**GIVEN REQUEST**
Return all lines in the material below that contain "this".

Records with drawing code:
----------------------------------------
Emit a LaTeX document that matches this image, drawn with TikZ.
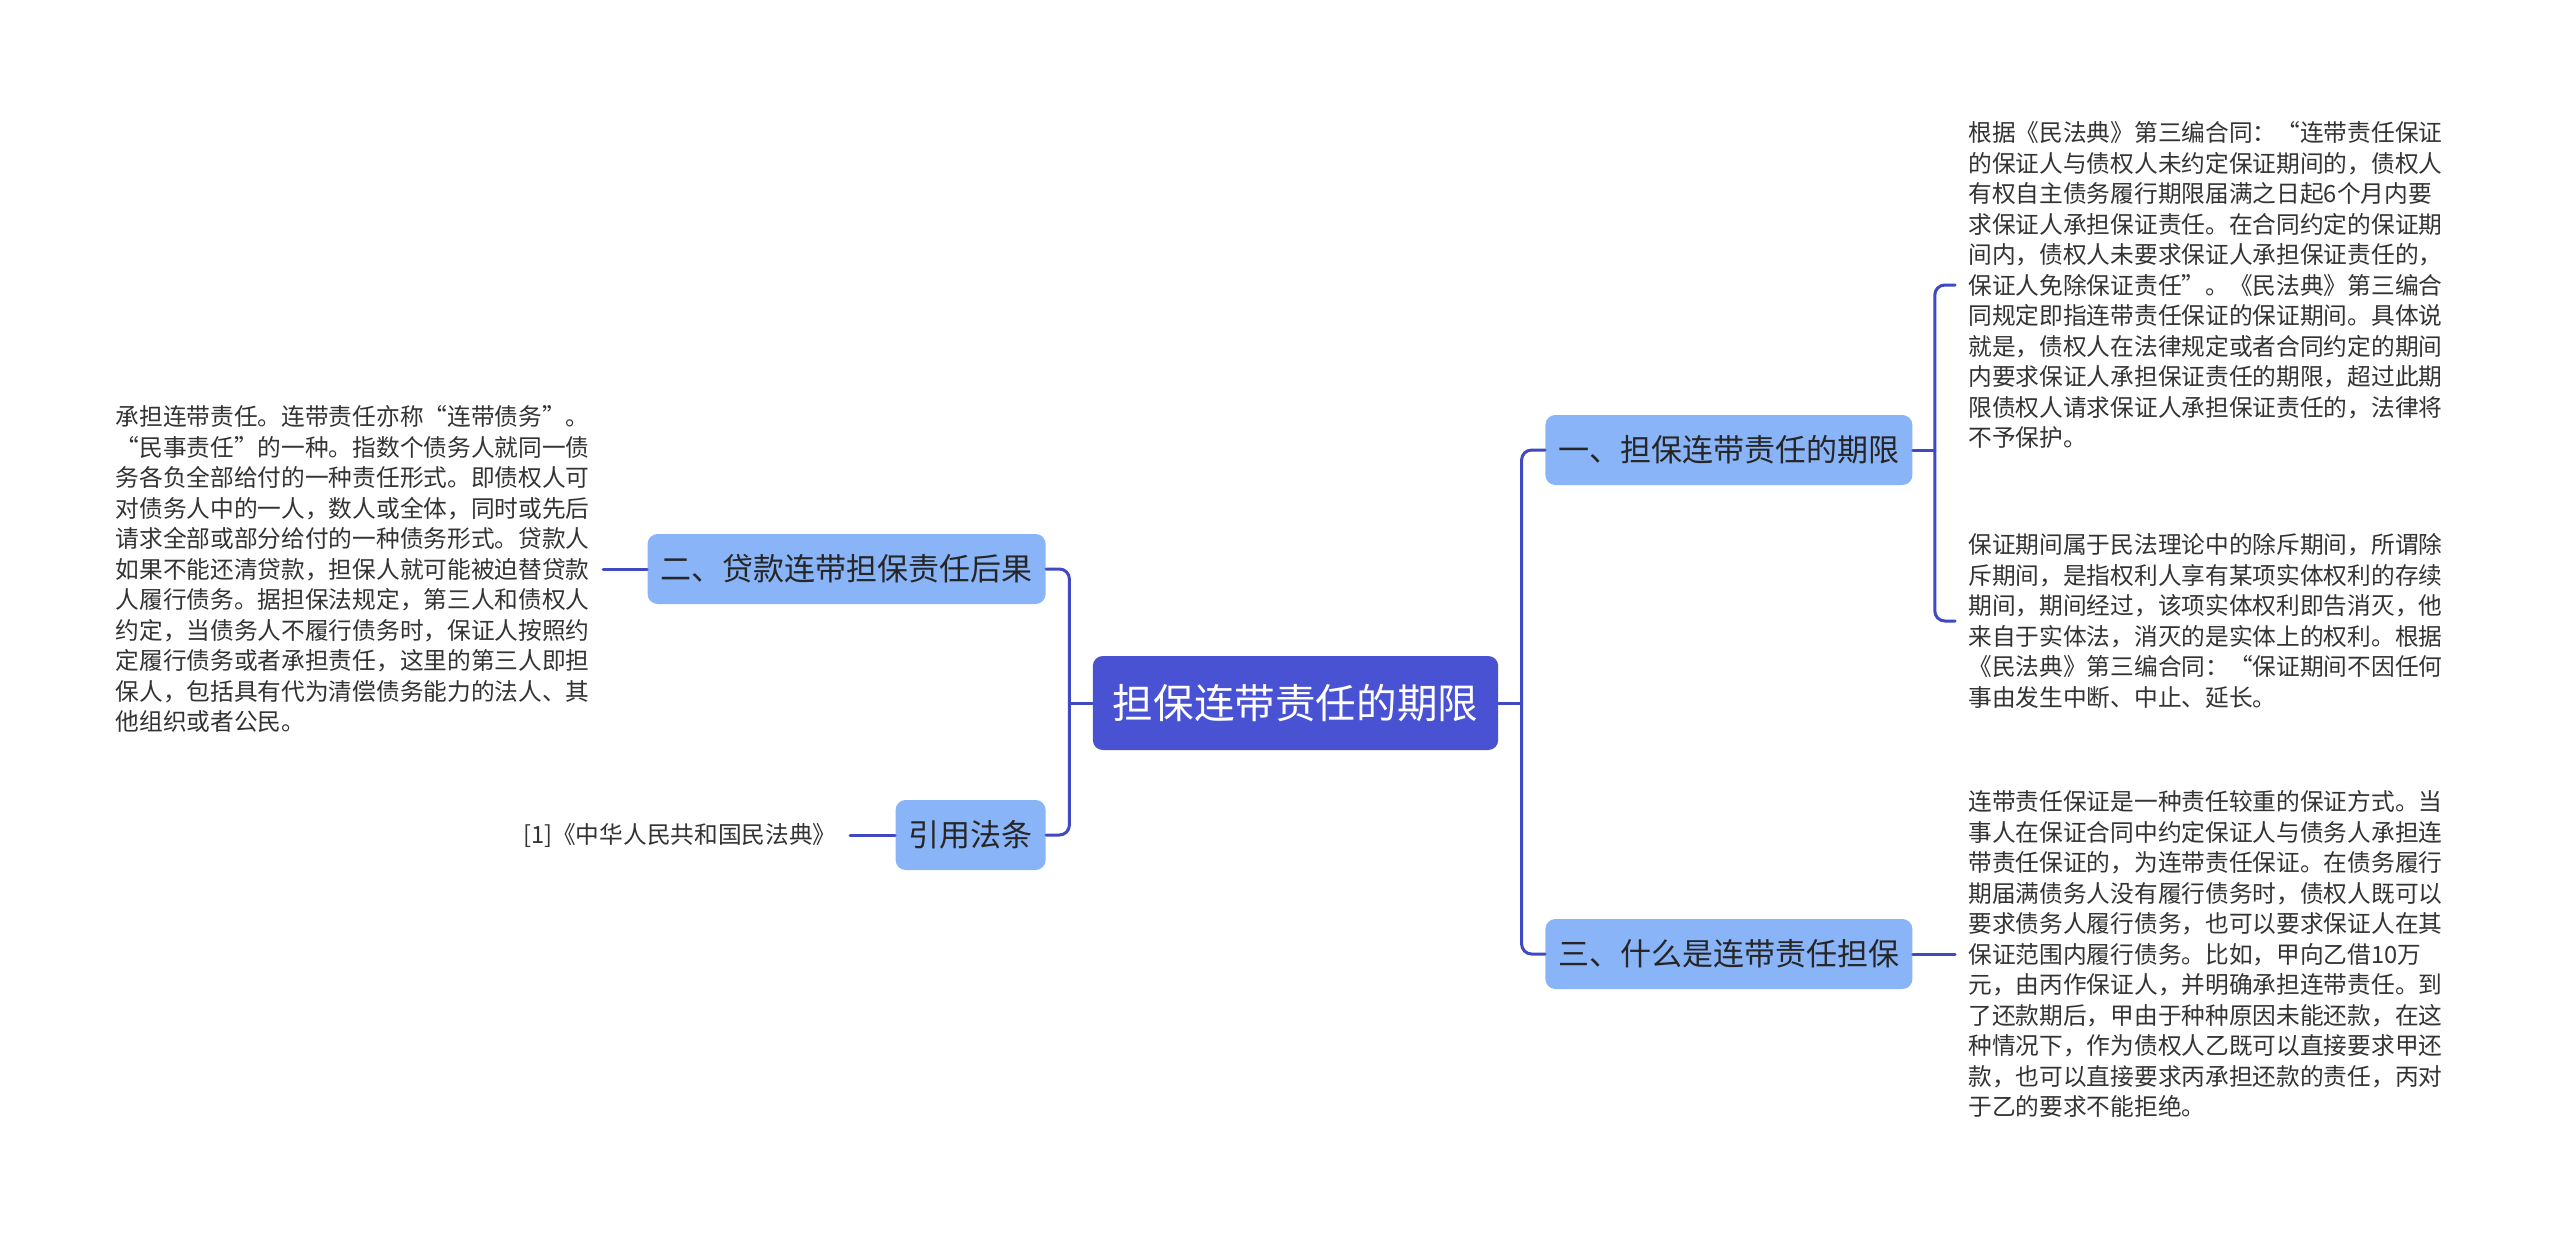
\documentclass[tikz,border=0pt]{standalone}
\usepackage{fontspec}
\newfontfamily\cjk{Noto Sans CJK SC}
\definecolor{rootblue}{HTML}{4A52D4}
\definecolor{subblue}{HTML}{8AB4F8}
\definecolor{linkblue}{HTML}{4048C2}
\definecolor{txtgray}{HTML}{333333}
\begin{document}
\begin{tikzpicture}[x=0.5pt,y=-0.5pt,line join=round,line cap=round,
	root/.style={fill=rootblue,text=white,rounded corners=5pt,inner xsep=10pt,minimum height=47pt,font=\cjk\fontsize{20.3}{24}\selectfont},
	topic/.style={fill=subblue,text=black!85,rounded corners=5pt,inner xsep=6.5pt,minimum height=35pt,font=\cjk\fontsize{15.5}{18}\selectfont},
	note/.style={text=txtgray,align=left,inner xsep=6.5pt,inner ysep=0pt,font=\cjk\fontsize{11.85}{15.25}\selectfont},
	link/.style={draw=linkblue,line width=1.5pt}]
	\fill[white] (0,0) rectangle (2560,1237);
	\useasboundingbox (0,0) rectangle (2560,1237);
	\node[root] (root) at (1295.5,703) {担保连带责任的期限};
	\node[topic,anchor=west] (t1) at (1545,450) {一、担保连带责任的期限};
	\node[topic,anchor=west] (t3) at (1545,954) {三、什么是连带责任担保};
	\node[topic,anchor=east] (t2) at (1046,569) {二、贷款连带担保责任后果};
	\node[topic,anchor=east] (t4) at (1046,835) {引用法条};
	% notes
	\node[note,anchor=west] (nA) at (1955,285) {根据《民法典》第三编合同：“连带责任保证\\
		的保证人与债权人未约定保证期间的，债权人\\
		有权自主债务履行期限届满之日起6个月内要\\
		求保证人承担保证责任。在合同约定的保证期\\
		间内，债权人未要求保证人承担保证责任的，\\
		保证人免除保证责任”。《民法典》第三编合\\
		同规定即指连带责任保证的保证期间。具体说\\
		就是，债权人在法律规定或者合同约定的期间\\
		内要求保证人承担保证责任的期限，超过此期\\
		限债权人请求保证人承担保证责任的，法律将\\
		不予保护。};
	\node[note,anchor=west] (nB) at (1955,621) {保证期间属于民法理论中的除斥期间，所谓除\\
		斥期间，是指权利人享有某项实体权利的存续\\
		期间，期间经过，该项实体权利即告消灭，他\\
		来自于实体法，消灭的是实体上的权利。根据\\
		《民法典》第三编合同：“保证期间不因任何\\
		事由发生中断、中止、延长。};
	\node[note,anchor=west] (nC) at (1955,954) {连带责任保证是一种责任较重的保证方式。当\\
		事人在保证合同中约定保证人与债务人承担连\\
		带责任保证的，为连带责任保证。在债务履行\\
		期届满债务人没有履行债务时，债权人既可以\\
		要求债务人履行债务，也可以要求保证人在其\\
		保证范围内履行债务。比如，甲向乙借10万\\
		元，由丙作保证人，并明确承担连带责任。到\\
		了还款期后，甲由于种种原因未能还款，在这\\
		种情况下，作为债权人乙既可以直接要求甲还\\
		款，也可以直接要求丙承担还款的责任，丙对\\
		于乙的要求不能拒绝。};
	\node[note,anchor=east] (nD) at (603,569) {承担连带责任。连带责任亦称“连带债务”。\\
		“民事责任”的一种。指数个债务人就同一债\\
		务各负全部给付的一种责任形式。即债权人可\\
		对债务人中的一人，数人或全体，同时或先后\\
		请求全部或部分给付的一种债务形式。贷款人\\
		如果不能还清贷款，担保人就可能被迫替贷款\\
		人履行债务。据担保法规定，第三人和债权人\\
		约定，当债务人不履行债务时，保证人按照约\\
		定履行债务或者承担责任，这里的第三人即担\\
		保人，包括具有代为清偿债务能力的法人、其\\
		他组织或者公民。};
	\node[note,anchor=east] (nE) at (850,835) {[1]《中华人民共和国民法典》};
	% links
	\draw[link] (root.east) -- ++(23,0) coordinate (rj);
	\draw[link,rounded corners=5pt] (t1.west) -- (t1.west -| rj) -- (t3.west -| rj) -- (t3.west);
	\draw[link] (root.west) -- ++(-23,0) coordinate (lj);
	\draw[link,rounded corners=5pt] (t2.east) -- (t2.east -| lj) -- (t4.east -| lj) -- (t4.east);
	\draw[link] (t1.east) -- ++(22,0) coordinate (bj);
	\draw[link,rounded corners=5pt] (nA.west) -- (nA.west -| bj) -- (nB.west -| bj) -- (nB.west);
	\draw[link] (t3.east) -- (nC.west);
	\draw[link] (t2.west) -- (nD.east);
	\draw[link] (t4.west) -- (nE.east);
\end{tikzpicture}
\end{document}
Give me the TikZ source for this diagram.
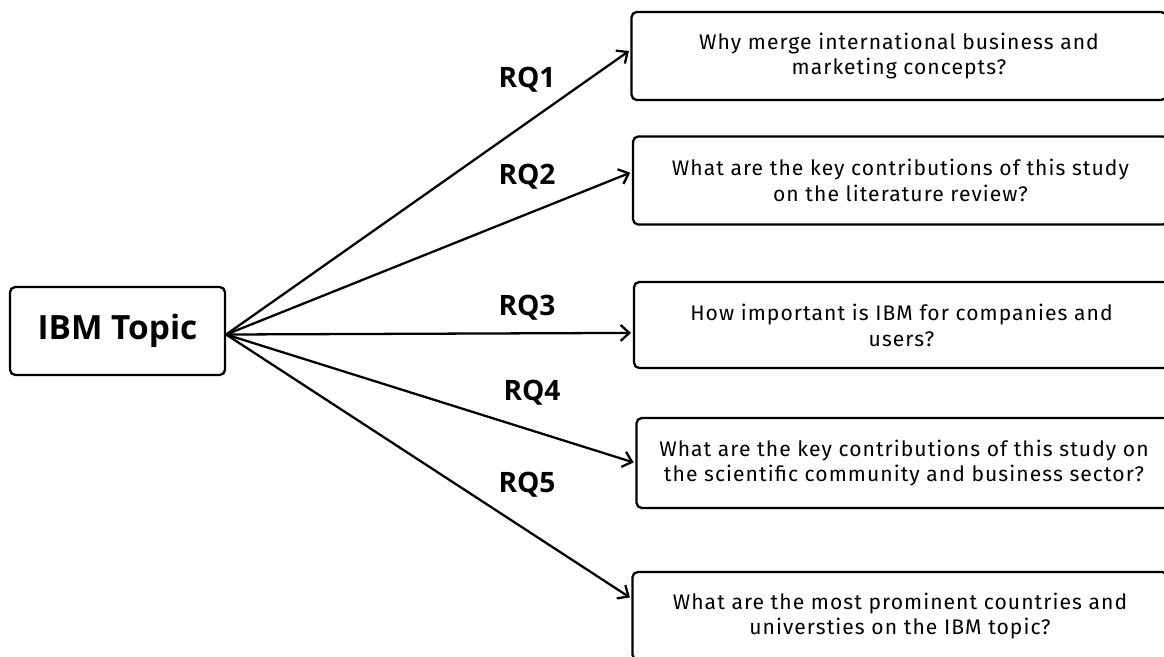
\documentclass[tikz,border=0pt]{standalone}
\usepackage{fontspec}
\usepackage{tikz}
\usetikzlibrary{arrows.meta}
\newfontfamily\qfont{Fira Sans}[LetterSpace=5]
\newfontfamily\lblfont{Open Sans}

\tikzset{
	qbox/.style={draw, line width=1.3pt, rounded corners=3pt, minimum width=10.7cm, minimum height=1.76cm, align=center, font=\qfont\fontsize{12}{14.7}\selectfont},
	rq/.style={font=\lblfont\bfseries\fontsize{16}{19}\selectfont},
	arr/.style={-{Straight Barb[length=5pt,width=9pt]}, line width=1.3pt, shorten >=1pt}
}

\begin{document}
\begin{tikzpicture}[scale=1]
	
	%\draw[help lines] (0,0) grid (23,13);
	\useasboundingbox (0,0) rectangle (23.28,13.12);
	\clip (0,0) rectangle (23.28,13.12);
	
	\node[draw, line width=1.3pt, rounded corners=3pt, minimum width=4.3cm, minimum height=1.76cm, font=\lblfont\bfseries\fontsize{19}{22}\selectfont] (ibm) at (2.35, 6.5) {IBM Topic}; % topic
	
	\node[qbox] (q1) at (17.98, 12.0) {Why merge international business and\\marketing concepts?}; % 1
	\node[qbox] (q2) at (18.01, 9.51) {What are the key contributions of this study\\on the literature review?}; % 2
	\node[qbox, minimum height=1.72cm] (q3) at (18.03, 6.62) {How important is IBM for companies and\\users?}; % 3
	\node[qbox, minimum height=1.8cm] (q4) at (18.08, 3.86) {What are the key contributions of this study on\\the scientific community and business sector?}; % 4
	\node[qbox] (q5) at (18.0, 0.8) {What are the most prominent countries and\\universties on the IBM topic?}; % 5
	
	\draw[arr] ([yshift=-2pt]ibm.east) -- ([yshift=3.4pt]q1.west);
	\draw[arr] ([yshift=-2pt]ibm.east) -- ([yshift=4.8pt]q2.west);
	\draw[arr] ([yshift=-2pt]ibm.east) -- ([yshift=-4.5pt]q3.west);
	\draw[arr] ([yshift=-2pt]ibm.east) -- (q4.west);
	\draw[arr] ([yshift=-2pt]ibm.east) -- ([yshift=10pt]q5.west);
	
	\node[rq] (rq1) at (10.54, 11.52) {RQ1};
	\node[rq] (rq2) at (10.54, 9.58) {RQ2};
	\node[rq] (rq3) at (10.54, 6.96) {RQ3};
	\node[rq] (rq4) at (10.64, 5.26) {RQ4};
	\node[rq] (rq5) at (10.54, 3.42) {RQ5};

\end{tikzpicture}
\end{document}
----------------------------------------
**RESULT BELOW**
Emit a LaTeX document that matches this image, drawn with TikZ.
Give me the TikZ source for this diagram.
	\node[qbox] (q2) at (18.01, 9.51) {What are the key contributions of this study\\on the literature review?}; % 2
	\node[qbox, minimum height=1.8cm] (q4) at (18.08, 3.86) {What are the key contributions of this study on\\the scientific community and business sector?}; % 4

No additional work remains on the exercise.